1st day of school pics
Starting when she was 3 years old I took 1st day of school pictures and tomorrow will be the first day I will not be blessed with that experience with my beautiful Sydney Lisa Jeter and Cameron will stand alone without his sister beside him for the first day. There is no ease to this pain and sorrow. We have for the past 45 days searched for comfort but find none. We as a family are lost without her. How it breaks my heart to know that Cameron’s lock screen for his iPod is a picture of the cemetery where his sister is. How is a parent suppose to ever be okay with that?
Broken-Poem written by Michelle Jeter
Broken:
Missing you is the hardest thing I’ve ever done
I try to find comfort but there is none
No doubt baby girl you were one of a kind
I think about you and your smile all the time
Knowing you’re gone leaves me beyond broken
There are no words that can even be spoken
When I think about how bright your light shined
I realized how blessed I was to call you mine
On that day God was by your side
You saw Jesus and new you had to say Goodbye
I wish you could be back in my arms
But I know God took you from wordly harm
They say your work was already done
As I find your notes I realize mine just begun
Broken and hurting beyond repair
The pain deep inside is more than I can bare
I sit and pray for God’s healing
As I can no longer handle these broken feelings
Found my sweet girl’s tumblr bio
Found my sweet girl’s tumblr. She was so strong in her faith and wanted everyone to know God’s love. In my flesh I’m struggling everyday with her being gone. I miss her every second I’m never sure how I’m going to make it through the next day without her smile and laughter then I find something like this and I realize I make it through everyday because God is watching over me and she is right next to him saying you can do it Mom I Love You!

My Sunshine
There are no words
Not only are there no words to describe the pain and heartache there is also no words to describe the gratitude my family and I feel for all the encouragement, support, service, and love that the entire community has poured out to us. I like to think that God allowed Sydney Lisa Jeter to bless us with a beautiful double rainbow to show her love and appreciation to everyone who has came to remember her. I am thankful that I have been able to draw my strength from God and Sydney. I in my flesh am broken in pieces and am not capable of what I have accomplished these last few days.
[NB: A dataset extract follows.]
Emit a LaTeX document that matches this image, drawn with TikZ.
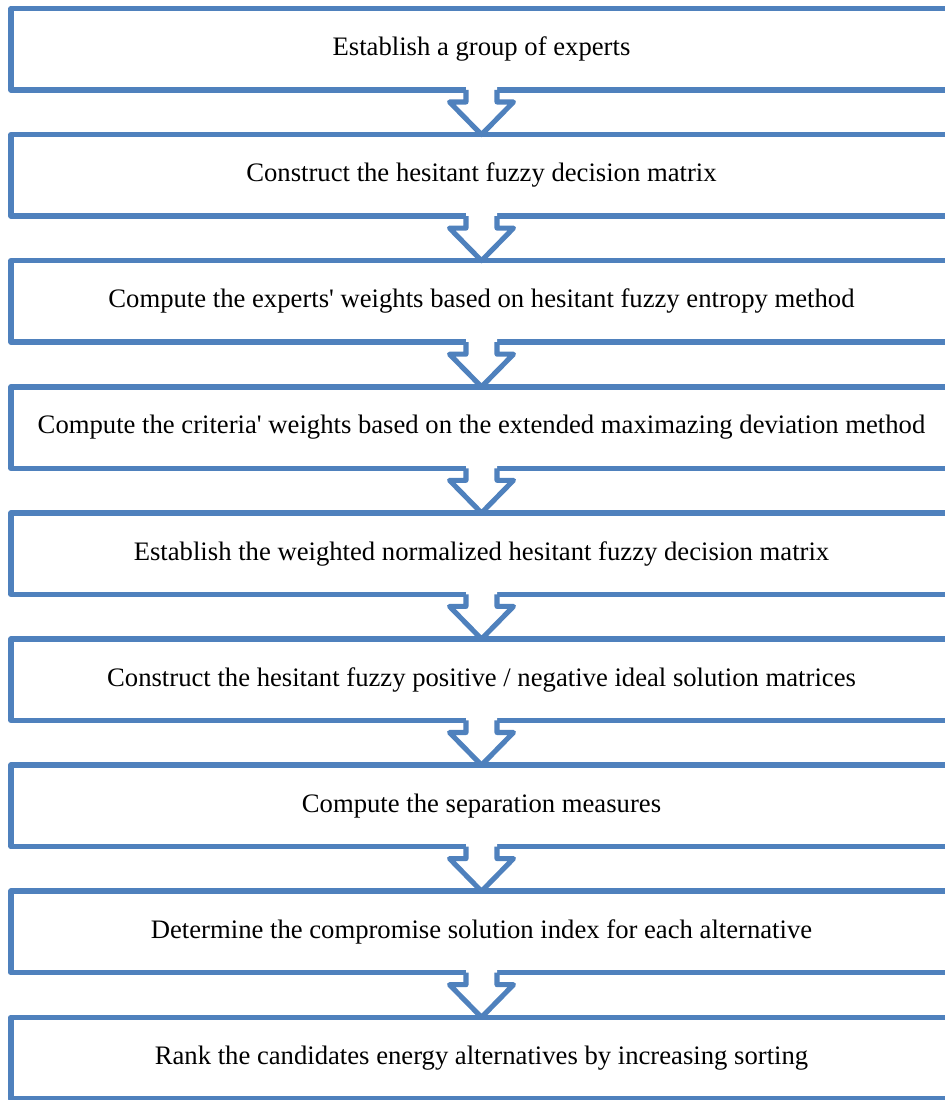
\documentclass[tikz,border=0pt]{standalone}
\usepackage{fontspec}
\newfontfamily\tnr{Liberation Serif}
\usetikzlibrary{calc}
\definecolor{officeblue}{RGB}{79,129,189}
\tikzset{
  stepbox/.style={draw=officeblue, line width=4.1pt, rectangle, minimum width=705.75pt, minimum height=61.1pt,
    inner sep=0pt, outer sep=0pt, line join=round, font=\tnr\fontsize{20}{24}\selectfont, text=black},
  arrline/.style={draw=officeblue, line width=3.8pt, line join=round},
}
\begin{document}
\begin{tikzpicture}[x=0.75pt, y=-0.75pt]
\clip (0,0) rectangle (945,1100);
\fill[white] (0,0) rectangle (945,1100);
\foreach \i/\t in {
 1/{Establish a group of experts},
 2/{Construct the hesitant fuzzy decision matrix},
 3/{Compute the experts\textquotesingle\ weights based on hesitant fuzzy entropy method},
 4/{Compute the criteria\textquotesingle\ weights based on the extended maximazing deviation method},
 5/{Establish the weighted normalized hesitant fuzzy decision matrix},
 6/{Construct the hesitant fuzzy positive / negative ideal solution matrices},
 7/{Compute the separation measures},
 8/{Determine the compromise solution index for each alternative},
 9/{Rank the candidates energy alternatives by increasing sorting}}
{
  \node[stepbox] (b\i) at (481.5, {8.5 + 126.1*(\i-1) + 40.75}) {\t};
}
\foreach \a/\b in {b1/b2,b2/b3,b3/b4,b4/b5,b5/b6,b6/b7,b7/b8,b8/b9}{
  \fill[white] ($(\a.south)+(-15.5,-3)$) -- ($(\a.south)+(-15.5,12)$) -- ($(\a.south)+(-32,12)$)
     -- (\b.north) -- ($(\a.south)+(32,12)$) -- ($(\a.south)+(15.5,12)$) -- ($(\a.south)+(15.5,-3)$) -- cycle;
  \draw[arrline] ($(\a.south)+(-15.5,0)$) -- ($(\a.south)+(-15.5,12)$) -- ($(\a.south)+(-32,12)$)
     -- (\b.north) -- ($(\a.south)+(32,12)$) -- ($(\a.south)+(15.5,12)$) -- ($(\a.south)+(15.5,0)$);
}
\end{tikzpicture}
\end{document}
My journey begins as the sun rises with a thank you and invitation
Words can not describe my heart ache and sorrow. God blessed me beyond understanding the last 16years and I will forever be greatful. She made me so proud everyday and now a part of me is missing. God called my beautiful angel to heaven and I planned to live everyday honoring her memory and living the life she would want me to live believing in God and loving and honoring him everyday. Stacy and I watched the sunrise the morning and he said “Here she comes because that what she was to me the Sunshine of my day and she is forever going to shine on me” Thank you to everyone who has reached out to us. I can not return all the text, messages, and calls right now as we have to spend our minutes perparing her beautiful services, but as the days go on I will try to repsond to each of you as I am forever greatful to everyone helping us get through this tragedy. Visitation will be at Hillier Funeral Home on Monday 6-8pm and the Funeral will be at Central Baptist Church Tuesday at 3pm. If Sydney Lisa Jeter ‘s smile ever touched your heart than please know you are welcome to come celebrate her amazing and inspiring life.